If you have toddlers in a separate room, this is an excellent way to keep an eye on them.
Also – a fun game to keep them occupied is to play Simon Says through the monitor. It’s great entertainment that lets you work and “play” with your kids.
4. Free Printables
Does your toddler or preschool enjoy coloring, puzzles, and cutting and glueing activities? Then before your quiet time, make sure you Google “free printables for kids” and print off a few options for your kids.
My children love these by Sesame Street, and enjoy the “new feeling” of these activities.
5. Toy Rotation
If you bring up “toy rotation” in a moms club, you will have every mom in the world talking about cubbies, and cabinets, and charts, and rotation schedules.

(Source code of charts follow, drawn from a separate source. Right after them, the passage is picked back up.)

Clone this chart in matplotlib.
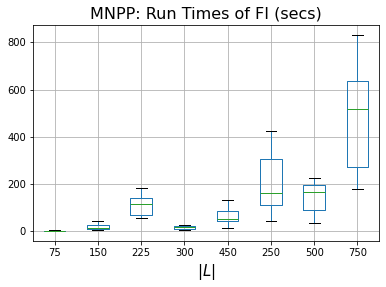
import matplotlib
matplotlib.use("Agg")
import matplotlib.pyplot as plt

# ------------------------------------------------------------
#  Box statistics (seconds)
# ------------------------------------------------------------
labels = ["75", "150", "225", "300", "450", "250", "500", "750"]
whislo = [0.5, 4, 55, 4, 13, 46, 34, 178]
q1     = [0.8, 8, 68, 8, 46, 110, 89, 271]
med    = [1.0, 13, 114, 17, 51, 161, 165, 516]
q3     = [1.5, 29, 140, 21, 85, 305, 195, 635]
whishi = [4, 46, 182, 25, 131, 423, 224, 830]

stats = [
    dict(label=l, whislo=a, q1=b, med=c, q3=d, whishi=e, fliers=[])
    for l, a, b, c, d, e in zip(labels, whislo, q1, med, q3, whishi)
]

fig = plt.figure(figsize=(386 / 72, 287 / 72), dpi=72)
ax = fig.add_axes([0.0855, 0.160, 0.8965, 0.753])

ax.bxp(stats, widths=0.5,
       boxprops=dict(color="#1f77b4"),
       whiskerprops=dict(color="#1f77b4"),
       capprops=dict(color="black"),
       medianprops=dict(color="#2ca02c"))

ax.grid(True, color="#b0b0b0", linewidth=0.8)
ax.set_axisbelow(True)
ax.set_ylim(-41, 873)
ax.set_yticks([0, 200, 400, 600, 800])
ax.tick_params(labelsize=10)
ax.set_title("MNPP: Run Times of FI (secs)", fontsize=16)
ax.set_xlabel("$|L|$", fontsize=15)

fig.savefig("out.png", dpi=72)
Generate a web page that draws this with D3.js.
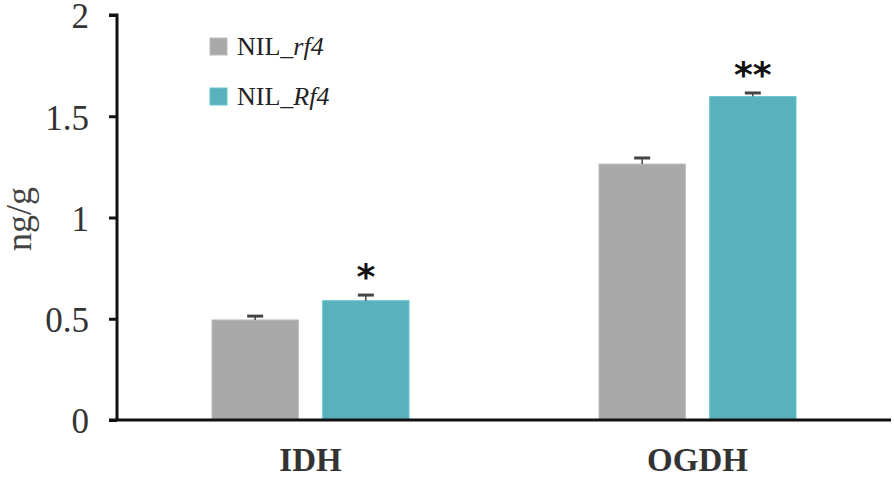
<!DOCTYPE html>
<html>
<head>
<meta charset="utf-8">
<script src="https://cdn.jsdelivr.net/npm/d3@7"></script>
<style>
  body { margin: 0; background: #fff; }
  text { font-family: "Liberation Serif", "DejaVu Serif", serif; fill: #333; }
</style>
</head>
<body>
<svg id="chart" width="894" height="481"></svg>
<script>
const categories = ["IDH", "OGDH"];
const series = ["rf4", "Rf4"];
const rf4Values = [0.494, 1.264];
const Rf4Values = [0.589, 1.597];
const rf4Errors = [0.019, 0.03];
const Rf4Errors = [0.028, 0.018];
const signif = ["*", "**"];
const yTicks = [0, 0.5, 1, 1.5, 2];
const colors = ["#a8a9a8", "#59b1bc"];

const svg = d3.select("#chart");

const y = d3.scaleLinear().domain([0, 2]).range([420, 15]);
const x0 = d3.scaleBand().domain(categories).range([117, 891]);
const x1 = d3.scaleBand().domain(series).range([-98.5, 98.5]).paddingInner(0.22);

const values = [rf4Values, Rf4Values];
const errors = [rf4Errors, Rf4Errors];

// bars
categories.forEach((cat, ci) => {
    const cx = x0(cat) + x0.bandwidth() / 2;
    series.forEach((s, si) => {
        const v = values[si][ci];
        const e = errors[si][ci];
        const bx = cx + x1(s);
        svg.append("rect")
            .attr("x", bx)
            .attr("y", y(v))
            .attr("width", x1.bandwidth())
            .attr("height", y(0) - y(v))
            .attr("fill", colors[si])
            .attr("stroke", d3.color(colors[si]).brighter(0.3))
            .attr("stroke-width", 1);
        // error bar
        const mx = bx + x1.bandwidth() / 2;
        svg.append("line")
            .attr("x1", mx).attr("x2", mx)
            .attr("y1", y(v)).attr("y2", y(v + e))
            .attr("stroke", "#444").attr("stroke-width", 1.5);
        svg.append("line")
            .attr("x1", mx - 8).attr("x2", mx + 8)
            .attr("y1", y(v + e)).attr("y2", y(v + e))
            .attr("stroke", "#444").attr("stroke-width", 3);
    });
    // significance stars over Rf4 bar
    const sx = cx + x1("Rf4") + x1.bandwidth() / 2;
    svg.append("text")
        .attr("x", sx)
        .attr("y", y(Rf4Values[ci] + Rf4Errors[ci]) - 6)
        .attr("text-anchor", "middle")
        .style("font-family", "'DejaVu Sans', sans-serif")
        .style("font-weight", "bold")
        .style("font-size", "36px")
        .style("fill", "#111")
        .text(signif[ci]);
});

// y axis
const yAxis = svg.append("g")
    .attr("transform", "translate(117,0)")
    .call(d3.axisLeft(y).tickValues(yTicks).tickSize(8).tickPadding(20).tickFormat(d3.format("")));
yAxis.select(".domain").attr("stroke", "#111").attr("stroke-width", 3)
    .attr("d", `M-8,${y(2)}H0V${y(0)}`);
yAxis.selectAll(".tick line").attr("stroke", "#111").attr("stroke-width", 3);
yAxis.selectAll(".tick text")
    .style("font-family", "'Liberation Serif', serif")
    .style("font-size", "35px")
    .attr("fill", "#444")
    .attr("dy", "0.37em");

// x axis
const xAxis = svg.append("g")
    .attr("transform", `translate(0,${y(0)})`)
    .call(d3.axisBottom(x0).tickSize(0).tickPadding(0));
xAxis.select(".domain").attr("stroke", "#111").attr("stroke-width", 3)
    .attr("d", `M109,0H891`);
xAxis.selectAll(".tick text")
    .attr("dy", null)
    .attr("y", 51)
    .style("font-family", "'Liberation Serif', serif")
    .style("font-size", "33px")
    .style("font-weight", "bold")
    .attr("fill", "#444");

// y title
svg.append("text")
    .attr("transform", "translate(31,219) rotate(-90)")
    .attr("text-anchor", "middle")
    .style("font-size", "36px")
    .style("fill", "#444")
    .text("ng/g");

// legend
series.forEach((s, i) => {
    const ly = 38 + i * 50;
    svg.append("rect")
        .attr("x", 210).attr("y", ly)
        .attr("width", 17).attr("height", 17)
        .attr("fill", colors[i])
        .attr("stroke", d3.color(colors[i]).brighter(0.3));
    const t = svg.append("text")
        .attr("x", 237).attr("y", ly + 17)
        .style("font-size", "26px")
        .style("fill", "#222");
    t.append("tspan").text("NIL_");
    t.append("tspan").style("font-style", "italic").text(s);
});
</script>
</body>
</html>
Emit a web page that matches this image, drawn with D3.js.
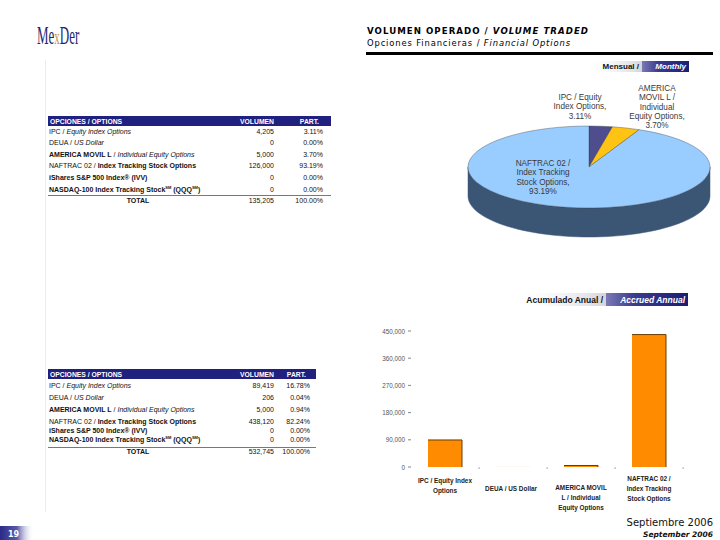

Y’all, that COMPLETELY overwhelms me.
Yes, of course you can have a complicated schedule that lets you rotate toys over and over again to give kids new things to play.
But, if you are looking for an easy way to accomplish this same thing without changing your home organization or buying new toys…you need an easy toy rotation solution.
The idea behind a toy rotation chart is simple. Just choose every week which 3-5 toys your kids will play with. And that’s it.
I like categorizing toys in my head. (Only my head! No need to write this down!) My categories might be:
- Building toys (blocks, Legos, Duplos, Lincoln Logs, Magnatiles)
- Cars and trains (train sets, matchbox cars, pull toys)
- Animals/ People (baby animals, Little People sets)
- Craft cabinet (coloring, stickers, Water Wow, paint)
- Other (puzzles, books, card games, etc.)
Every week just pick one from each category that are your toys for that week. Grab a piece of paper and write down your list!